The Detroit Pistons came into this summer looking to make a splash. A decade ago, Joe Dumars’ group was the crème de la crème of the Eastern Conference and the only legitimate challenger to LeBron James’ inevitable greatness. Although they’ll always be remembered for their one title, a more apt way to recognize the Pistons of 2004-2008 is as the Finals gatekeepers. You had to get past them to get a crack at the title. Once James was actually able to do that, though, all involved with personnel decisions in Detroit realized it was time for a change.

First came Allen Iverson; then, when that didn’t work out, we got the questionable singings of Ben Gordon and Charlie Villanueva. What followed, production-wise, was exactly what you’d expect from a team who gave $90 million to Gordon and Villanueva.  

Four years later, under new ownership, the Pistons are hoping to return to prominence. Their first big move of the summer was signing Josh Smith. Even though Smith is renowned for his bad decision making and awful shot selection, he’s still a supremely talented star. More importantly, he’s an exciting player – and Detroit has been struggling for fan interest in the worst way imaginable over the past few years. So while overpaying for a guy is never good, per se, overpaying for Smith this year kind of made sense.

What didn’t make sense, however, was the decision to sign-and-trade for Brandon Jennings. Yes, Jennings getting $8 million per year for three years isn’t awful on paper, but there were better options available. Namely: Jeremy Lin.

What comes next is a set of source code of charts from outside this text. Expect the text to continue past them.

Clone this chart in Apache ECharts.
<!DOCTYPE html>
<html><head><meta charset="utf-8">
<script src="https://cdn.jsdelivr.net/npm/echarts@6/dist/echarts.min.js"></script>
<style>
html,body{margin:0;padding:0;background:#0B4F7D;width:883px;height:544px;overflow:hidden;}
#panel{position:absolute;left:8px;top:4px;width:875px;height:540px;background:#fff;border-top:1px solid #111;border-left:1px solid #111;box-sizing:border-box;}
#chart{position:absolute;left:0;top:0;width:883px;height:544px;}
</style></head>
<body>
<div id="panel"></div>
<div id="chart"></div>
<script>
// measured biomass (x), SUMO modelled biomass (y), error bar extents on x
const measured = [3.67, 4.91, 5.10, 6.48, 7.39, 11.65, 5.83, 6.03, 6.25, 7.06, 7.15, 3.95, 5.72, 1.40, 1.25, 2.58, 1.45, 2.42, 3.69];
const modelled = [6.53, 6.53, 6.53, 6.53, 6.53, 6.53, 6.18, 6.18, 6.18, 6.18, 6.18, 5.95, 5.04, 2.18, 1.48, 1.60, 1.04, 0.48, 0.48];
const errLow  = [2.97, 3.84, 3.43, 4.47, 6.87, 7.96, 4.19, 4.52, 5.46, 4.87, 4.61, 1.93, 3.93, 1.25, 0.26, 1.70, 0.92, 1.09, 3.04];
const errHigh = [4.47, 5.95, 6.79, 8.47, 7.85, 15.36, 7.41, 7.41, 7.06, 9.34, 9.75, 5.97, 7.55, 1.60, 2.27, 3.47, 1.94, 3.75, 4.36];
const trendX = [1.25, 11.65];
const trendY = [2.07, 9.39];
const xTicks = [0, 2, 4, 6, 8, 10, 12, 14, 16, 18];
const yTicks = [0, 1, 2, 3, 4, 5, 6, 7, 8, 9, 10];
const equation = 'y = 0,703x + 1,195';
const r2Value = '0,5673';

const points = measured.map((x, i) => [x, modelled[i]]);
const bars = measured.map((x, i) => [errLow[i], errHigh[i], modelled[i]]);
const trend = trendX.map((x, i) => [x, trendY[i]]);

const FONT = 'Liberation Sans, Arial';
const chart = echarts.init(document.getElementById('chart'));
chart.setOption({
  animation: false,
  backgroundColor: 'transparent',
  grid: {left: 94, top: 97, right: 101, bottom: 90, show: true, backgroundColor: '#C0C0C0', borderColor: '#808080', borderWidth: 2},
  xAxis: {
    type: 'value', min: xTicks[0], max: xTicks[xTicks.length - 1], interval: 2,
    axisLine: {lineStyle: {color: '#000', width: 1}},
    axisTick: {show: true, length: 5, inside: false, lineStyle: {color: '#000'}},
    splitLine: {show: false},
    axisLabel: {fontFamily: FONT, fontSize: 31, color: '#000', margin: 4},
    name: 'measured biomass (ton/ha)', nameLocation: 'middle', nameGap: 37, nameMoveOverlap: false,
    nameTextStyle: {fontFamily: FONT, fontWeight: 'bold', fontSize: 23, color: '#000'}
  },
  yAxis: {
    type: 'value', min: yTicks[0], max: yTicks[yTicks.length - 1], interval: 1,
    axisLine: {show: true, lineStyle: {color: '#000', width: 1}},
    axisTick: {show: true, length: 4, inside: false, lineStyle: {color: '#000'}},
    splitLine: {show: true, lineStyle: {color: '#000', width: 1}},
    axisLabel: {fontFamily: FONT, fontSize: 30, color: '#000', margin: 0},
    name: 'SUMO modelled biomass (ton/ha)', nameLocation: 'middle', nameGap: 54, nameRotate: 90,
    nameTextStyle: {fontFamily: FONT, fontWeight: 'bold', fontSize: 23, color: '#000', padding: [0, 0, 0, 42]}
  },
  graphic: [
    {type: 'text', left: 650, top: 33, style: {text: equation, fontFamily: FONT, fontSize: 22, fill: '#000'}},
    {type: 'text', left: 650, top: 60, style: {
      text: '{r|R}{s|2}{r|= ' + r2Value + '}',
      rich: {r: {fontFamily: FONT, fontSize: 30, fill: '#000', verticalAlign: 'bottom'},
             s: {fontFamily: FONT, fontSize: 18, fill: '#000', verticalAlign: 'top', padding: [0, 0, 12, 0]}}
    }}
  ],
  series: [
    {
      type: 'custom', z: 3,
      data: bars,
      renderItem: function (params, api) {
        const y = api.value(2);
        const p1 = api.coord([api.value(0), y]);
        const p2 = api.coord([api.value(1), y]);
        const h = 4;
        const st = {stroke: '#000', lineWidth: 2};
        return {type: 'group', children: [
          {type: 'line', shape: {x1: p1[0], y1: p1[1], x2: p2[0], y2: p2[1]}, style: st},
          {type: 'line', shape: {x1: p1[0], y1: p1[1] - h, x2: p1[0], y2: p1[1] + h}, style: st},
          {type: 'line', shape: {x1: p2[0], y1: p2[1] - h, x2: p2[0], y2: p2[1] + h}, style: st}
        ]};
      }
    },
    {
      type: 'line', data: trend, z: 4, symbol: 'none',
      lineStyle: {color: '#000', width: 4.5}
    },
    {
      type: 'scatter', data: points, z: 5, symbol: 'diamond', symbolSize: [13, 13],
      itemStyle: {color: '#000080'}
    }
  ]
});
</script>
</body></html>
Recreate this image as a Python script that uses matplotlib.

It’s no secret that the Houston Rockets are looking to move both Lin and Omer Asik, and a guy like Lin, who is a better passer than Jennings and a more efficient scorer, would be an ideal complement for Smith. Whereas Smith and Jennings will inevitably clash when it comes to who gets to hoist up a terrible shot on any given possession, Lin knows how to work with athletic fours who are at their best when they get the ball while they’re moving.

Unfortunately, Detroit went with Jennings. So the dream of Lin landing with the Pistons is dead, right? Maybe not. Over the past week, numerous sources have reported that Dumars still has interest in maybe prying Rajon Rondo away from the Celtics. And while that’s a fascinating rumor in itself, the most interesting thing about it is the underlying message – this franchise still wants a quality point guard.

In the NBA, surprisingly often, big names are mentioned for a particular position, and then that position is ultimately filled by a big name that wasn’t mentioned. It happened with Pau Gasol and the Lakers, Jennings and the Pistons and so on and so forth.

While nobody is going to come right out and say it, there’s a good chance the Pistons signed Jennings not because they’re in love with him as a fit, but because he was the best option available at the best price available. That means their attachment level to him is, well, low.

Will Lin to Detroit happen? It’s a longshot. But even a three-team deal between Boston, Detroit and Houston makes sense. Rondo to the Rockets; Lin to the Pistons; and Jennings to the Celtics. Everyone gets something they need.

Chances are, rumors surrounding both Lin and Rondo will get a lot louder as we creep towards the start of the regular season.